Je me sens très abattue, lasse d’attendre.

Au début je suivais du regard les porteurs d’eau, les plongeurs et les nègres allant dans la mer avec leurs ânes teints au henné. Les petits Javanais aux hanches étroites, serrés dans des pagnes écossais ou aux vives rayures, me divertissaient beaucoup. Ils allaient du port à la légation de Hollande et la prison est sur leur passage. Mais à présent je médite sur les affreux pressentiments de mon vrai mari, de Mme Amoun et des Italiens à bord du Dandolo.

Et ma crainte s’alimente à ces prédictions funestes.

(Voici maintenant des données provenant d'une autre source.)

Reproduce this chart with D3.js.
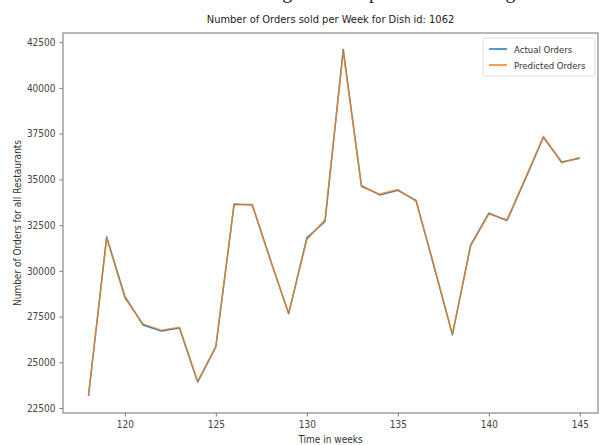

Dans la pièce à côté, on a amassé de nouveaux prisonniers. Durant la nuit, pressés les uns sur les autres, ils poussent ma porte qui s’ouvre. Ils s’affalent alors sur le plancher de ma cellule avec un bruit macabre. Je tremble de frayeur. Au matin du 1er  mai, je trouve le pain que j’avais posé sur la fenêtre tout couvert de fourmis. Mes gardiens qui me manifestent de la pitié me conseillent d’entourer mes réserves de nourriture d’un petit fil de pétrole. Je le fais. Dans ma situation, on fait tout ce qu’on vous conseille. Mais les fourmis du Hedjaz sont de terribles bêtes, le lendemain mes aliments en sont encore couverts.